Social Democrats, however, argue the higher costs are manageable. The earnings threshold had already been raised to €603 at the start of the year, mechanically indexed to the €13.90 minimum wage.
Paperwork Risks for Employers
For businesses, the July opt-in creates added documentation duties. Experts caution that miscalculating deadlines or misclassifying workers could lead to retroactive contribution demands and penalty charges for late payment.
Broader Labor Market Strains Persist
Even with a sluggish economy cooling demand for new hires, the talent shortage remains acute. The latest KfW-Ifo skilled-labour barometer shows 21 percent of companies still report being hamstrung by staff shortages — down sharply from nearly 50 percent in the third quarter of 2022, but still far from normal levels.

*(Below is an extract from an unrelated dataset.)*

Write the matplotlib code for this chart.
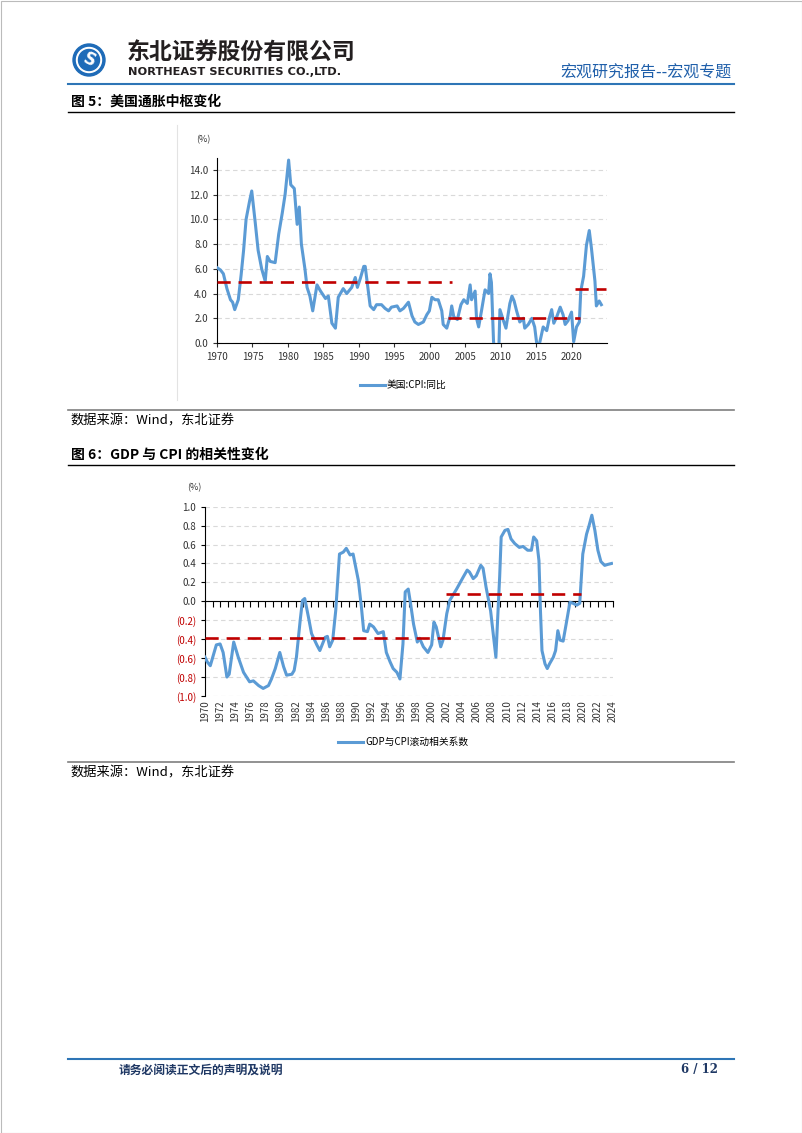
import numpy as np
import matplotlib
matplotlib.use("Agg")
import matplotlib.pyplot as plt
from matplotlib.patches import Circle, Rectangle

plt.rcParams['font.family'] = ['Noto Sans CJK SC', 'DejaVu Sans']

BLUE = '#5B9BD5'
RED = '#C00000'
GRID = '#D9D9D9'

# ---- chart 1: US CPI yoy (%)
cpi_year = [1970.0, 1970.5, 1970.9, 1971.4, 1971.9, 1972.2, 1972.5, 1973.0, 1973.4, 1973.75,
            1974.1, 1974.6, 1974.9, 1975.4, 1975.8, 1976.3, 1976.8, 1977.1, 1977.5, 1978.2,
            1978.7, 1979.2, 1979.6, 1980.1, 1980.4, 1980.9, 1981.3, 1981.6, 1981.9, 1982.2,
            1982.4, 1982.7, 1983.1, 1983.5, 1984.1, 1984.6, 1985.3, 1985.7, 1986.2, 1986.7,
            1987.1, 1987.8, 1988.3, 1989.0, 1989.5, 1989.8, 1990.2, 1990.7, 1990.9, 1991.2,
            1991.6, 1992.1, 1992.5, 1993.2, 1993.7, 1994.2, 1994.6, 1995.4, 1995.8, 1996.3,
            1997.0, 1997.5, 1997.9, 1998.4, 1999.1, 1999.6, 1999.95, 2000.3, 2000.75, 2001.2,
            2001.7, 2001.9, 2002.4, 2002.9, 2003.1, 2003.4, 2003.9, 2004.4, 2004.8, 2005.3,
            2005.7, 2005.9, 2006.4, 2006.6, 2006.9, 2007.3, 2007.8, 2008.3, 2008.5, 2008.7,
            2009.0, 2009.3, 2009.7, 2009.9, 2010.4, 2010.75, 2011.3, 2011.6, 2011.9, 2012.25,
            2012.7, 2013.2, 2013.4, 2013.9, 2014.4, 2014.8, 2015.1, 2015.5, 2016.0, 2016.5,
            2016.9, 2017.2, 2017.5, 2017.9, 2018.4, 2018.8, 2019.1, 2019.5, 2020.0, 2020.3,
            2020.7, 2021.1, 2021.3, 2021.7, 2022.1, 2022.5, 2022.8, 2023.3, 2023.5, 2023.9,
            2024.2]
cpi_val = [6.1, 5.9, 5.6, 4.4, 3.5, 3.3, 2.7, 3.5, 5.5, 7.5,
           10.0, 11.5, 12.3, 9.7, 7.5, 6.0, 5.0, 7.0, 6.6, 6.5,
           8.8, 10.5, 12.0, 14.8, 12.8, 12.5, 9.6, 11.0, 8.0, 6.8,
           6.0, 4.5, 3.8, 2.6, 4.7, 4.2, 3.6, 3.8, 1.6, 1.2,
           3.7, 4.4, 4.0, 4.5, 5.3, 4.5, 5.2, 6.2, 6.2, 4.8,
           3.0, 2.7, 3.1, 3.1, 2.8, 2.6, 2.9, 3.0, 2.6, 2.8,
           3.3, 2.2, 1.7, 1.5, 1.7, 2.3, 2.6, 3.7, 3.5, 3.5,
           2.6, 1.5, 1.2, 2.2, 3.0, 2.1, 1.9, 3.1, 3.5, 3.2,
           4.7, 3.5, 4.2, 2.0, 1.3, 2.6, 4.3, 4.0, 5.6, 4.9,
           0.1, -1.3, -1.5, 2.7, 1.8, 1.2, 3.2, 3.8, 3.4, 2.6,
           1.7, 2.0, 1.2, 1.5, 2.0, 1.3, -0.1, 0.0, 1.3, 1.0,
           2.1, 2.7, 1.6, 2.1, 2.9, 2.3, 1.5, 1.8, 2.5, 0.1,
           1.3, 1.7, 4.2, 5.4, 7.9, 9.1, 7.7, 5.0, 3.0, 3.4,
           3.1]
# inflation centre levels: start, end, value
cpi_mid_start = [1970.0, 2002.6, 2020.5]
cpi_mid_end = [2003.1, 2021.2, 2024.9]
cpi_mid_val = [4.9, 2.05, 4.35]

# ---- chart 2: rolling correlation GDP vs CPI
corr_year = [1970.0, 1970.3, 1970.7, 1971.5, 1972.0, 1972.4, 1972.9, 1973.2, 1973.8, 1974.4,
             1975.1, 1975.9, 1976.4, 1977.1, 1977.7, 1978.4, 1978.8, 1979.3, 1979.9, 1980.4,
             1980.8, 1981.5, 1981.8, 1982.1, 1982.6, 1982.9, 1983.2, 1983.7, 1984.1, 1984.8,
             1985.2, 1985.9, 1986.2, 1986.5, 1986.9, 1987.3, 1987.6, 1987.8, 1988.3, 1988.7,
             1989.2, 1989.6, 1990.3, 1990.7, 1991.0, 1991.5, 1991.8, 1992.3, 1992.9, 1993.6,
             1994.0, 1994.5, 1994.9, 1995.4, 1995.8, 1996.2, 1996.5, 1996.9, 1997.2, 1997.6,
             1998.1, 1998.4, 1998.9, 1999.5, 2000.0, 2000.3, 2000.6, 2001.2, 2001.5, 2002.0,
             2002.4, 2003.3, 2004.2, 2004.7, 2005.0, 2005.5, 2005.9, 2006.5, 2006.8, 2007.2,
             2007.8, 2008.1, 2008.5, 2008.7, 2009.0, 2009.2, 2009.7, 2010.1, 2010.5, 2011.0,
             2011.6, 2012.1, 2012.7, 2013.2, 2013.5, 2013.9, 2014.2, 2014.4, 2014.6, 2015.0,
             2015.3, 2015.6, 2016.1, 2016.4, 2016.7, 2017.0, 2017.4, 2017.8, 2018.3, 2018.7,
             2019.2, 2019.6, 2020.0, 2020.5, 2020.8, 2021.2, 2021.6, 2022.0, 2022.4, 2022.9,
             2023.3, 2023.8]
corr_val = [-0.59, -0.64, -0.68, -0.46, -0.45, -0.54, -0.80, -0.77, -0.43, -0.59,
            -0.75, -0.85, -0.84, -0.89, -0.92, -0.89, -0.82, -0.71, -0.54, -0.69,
            -0.78, -0.77, -0.73, -0.59, -0.20, 0.01, 0.03, -0.17, -0.34, -0.46,
            -0.52, -0.38, -0.37, -0.48, -0.41, -0.10, 0.26, 0.50, 0.52, 0.56,
            0.49, 0.50, 0.22, -0.06, -0.31, -0.32, -0.24, -0.27, -0.34, -0.32,
            -0.54, -0.64, -0.71, -0.75, -0.82, -0.45, 0.10, 0.13, -0.02, -0.24,
            -0.43, -0.39, -0.48, -0.54, -0.46, -0.22, -0.27, -0.48, -0.41, -0.13,
            0.01, 0.13, 0.26, 0.33, 0.31, 0.24, 0.27, 0.38, 0.35, 0.15,
            -0.10, -0.31, -0.59, -0.24, 0.26, 0.68, 0.75, 0.76, 0.66, 0.61,
            0.57, 0.58, 0.54, 0.54, 0.68, 0.64, 0.43, -0.10, -0.52, -0.66,
            -0.71, -0.66, -0.59, -0.52, -0.31, -0.41, -0.42, -0.24, -0.01, -0.02,
            -0.04, -0.02, 0.50, 0.71, 0.79, 0.91, 0.75, 0.54, 0.42, 0.38,
            0.39, 0.40]
corr_mid_start = [1970.0, 2001.9]
corr_mid_end = [2003.2, 2019.7]
corr_mid_val = [-0.39, 0.08]

W, H = 802, 1133
fig = plt.figure(figsize=(W / 100, H / 100), dpi=100)


def box(l, t, r, b):
    return [l / W, 1 - b / H, (r - l) / W, (b - t) / H]


# page layer in pixel coords
page = fig.add_axes([0, 0, 1, 1])
page.set_xlim(0, W)
page.set_ylim(H, 0)
page.axis('off')
page.add_patch(Rectangle((0.5, 0.5), W - 1, H - 1, fill=False, ec='#BBBBBB', lw=0.8))

# logo
page.add_patch(Circle((89, 60), 16, color='#1E6BB8'))
page.add_patch(Circle((89, 60), 12.5, color='white'))
page.add_patch(Circle((89, 60), 10.5, color='#1E6BB8'))
page.text(89, 60, 'S', color='white', fontsize=12, fontweight='bold', ha='center', va='center',
          rotation=-25, family='DejaVu Sans')
page.text(127, 52, '东北证券股份有限公司', fontsize=16.5, fontweight='bold', color='#231F20',
          ha='left', va='center')
page.text(128, 72, 'NORTHEAST SECURITIES CO.,LTD.', fontsize=8.2, fontweight='bold',
          color='#231F20', ha='left', va='center', family='DejaVu Sans')
page.text(732, 73, '宏观研究报告--宏观专题', fontsize=11.5, color='#1F5FAA', ha='right', va='center')
page.plot([68, 734], [84, 84], color='#2E75B6', lw=1.5)

page.text(71, 102, '图 5：美国通胀中枢变化', fontsize=10, fontweight='bold', va='center')
page.plot([68, 734], [112, 112], color='black', lw=1.0)
page.plot([177, 177], [125, 400], color='#E3E3E3', lw=0.8)
page.plot([68, 734], [410, 410], color='#7F7F7F', lw=1.2)
page.text(70, 421, '数据来源：Wind，东北证券', fontsize=9.5, va='center')

page.text(71, 455, '图 6：GDP 与 CPI 的相关性变化', fontsize=10, fontweight='bold', va='center')
page.plot([68, 734], [465, 465], color='black', lw=1.0)
page.plot([68, 734], [762, 762], color='#7F7F7F', lw=1.2)
page.text(70, 773, '数据来源：Wind，东北证券', fontsize=9.5, va='center')

page.plot([68, 734], [1059, 1059], color='#2E75B6', lw=1.5)
page.text(119, 1070, '请务必阅读正文后的声明及说明', fontsize=8.5, fontweight='bold',
          color='#1F3864', va='center')
page.text(718, 1070, '6 / 12', fontsize=8.5, fontweight='bold', color='#1F3864',
          ha='right', va='center', family='DejaVu Serif')

# ---- chart 1
ax1 = fig.add_axes(box(217, 157.6, 607, 343))
ax1.plot(cpi_year, cpi_val, color=BLUE, lw=2.2, label='美国:CPI:同比', zorder=3)
for x0, x1, v in zip(cpi_mid_start, cpi_mid_end, cpi_mid_val):
    ax1.plot([x0, x1], [v, v], color=RED, lw=1.9, ls=(0, (5, 3)), zorder=4)
ax1.set_xlim(1970, 2025)
ax1.set_ylim(0, 15)
yt1 = np.arange(0, 15, 2)
ax1.set_yticks(yt1, [f'{v:.1f}' for v in yt1])
ax1.set_xticks(range(1970, 2021, 5))
ax1.yaxis.grid(True, color=GRID, ls=(0, (4, 3)), lw=0.8)
ax1.set_axisbelow(True)
for s in ['top', 'right']:
    ax1.spines[s].set_visible(False)
for s in ['left', 'bottom']:
    ax1.spines[s].set_linewidth(0.8)
ax1.tick_params(labelsize=7, length=3, width=0.8, colors='#333333')
ax1.legend(loc='center', bbox_to_anchor=(403 / W, 1 - 385 / H), bbox_transform=fig.transFigure,
           frameon=False, fontsize=7, handlelength=2.6, handletextpad=0.2)
page.text(203, 140, '(%)', fontsize=6.5, ha='center', va='center', color='#333333')

# ---- chart 2
ax2 = fig.add_axes(box(205, 506.7, 613, 696))
ax2.plot(corr_year, corr_val, color=BLUE, lw=2.2, label='GDP与CPI滚动相关系数', zorder=3)
for x0, x1, v in zip(corr_mid_start, corr_mid_end, corr_mid_val):
    ax2.plot([x0, x1], [v, v], color=RED, lw=1.9, ls=(0, (5, 3)), zorder=4)
ax2.set_xlim(1970, 2024)
ax2.set_ylim(-1, 1)
yt2 = np.round(np.arange(-1, 1.01, 0.2), 1)
ylab2 = [f'{abs(v):.1f}' if v > -0.05 else f'({-v:.1f})' for v in yt2]
ax2.set_yticks(yt2, ylab2)
for lbl, v in zip(ax2.get_yticklabels(), yt2):
    lbl.set_color(RED if v < -0.05 else '#333333')
ax2.yaxis.grid(True, color=GRID, ls=(0, (4, 3)), lw=0.8)
ax2.set_axisbelow(True)
for s in ['top', 'right']:
    ax2.spines[s].set_visible(False)
ax2.spines['bottom'].set_position(('data', 0))
ax2.spines['bottom'].set_linewidth(0.8)
ax2.spines['left'].set_linewidth(0.8)
ax2.set_xticks(range(1970, 2025))
ax2.tick_params(axis='x', labelbottom=False, length=4, width=0.8)
ax2.tick_params(axis='y', labelsize=7, length=3, width=0.8)
sec = ax2.secondary_xaxis('bottom')
sec.set_xticks(range(1970, 2025, 2), [str(y) for y in range(1970, 2025, 2)])
sec.tick_params(length=0, pad=3, labelsize=7, labelrotation=90, colors='#333333')
sec.spines['bottom'].set_visible(False)
ax2.legend(loc='center', bbox_to_anchor=(403 / W, 1 - 742 / H), bbox_transform=fig.transFigure,
           frameon=False, fontsize=7, handlelength=2.6, handletextpad=0.2)
page.text(194, 488, '(%)', fontsize=6.5, ha='center', va='center', color='#333333')

fig.savefig('out.png', dpi=100)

The services sector is the most strained, with 25 percent of firms citing gaps. In the main construction trade, nearly one in three companies complains of bottlenecks. The problem turned tangible for one Rewe supermarket in Munich, which had to close its meat counter early because it could not find enough workers.
A Kantar survey highlights a mismatch between technological push and consumer preference: while retailers increasingly rely on self-checkout machines, 67 percent of respondents said they favour staffed checkouts, citing personal interaction and habit as the main reasons.
Wage Disputes Add Pressure
These tensions are spilling into industrial action. Verdi, Germany’s largest services union, called thousands of retail workers in northern Germany to strike in June. The union is demanding a 7 percent wage increase. Employer offers remain significantly lower.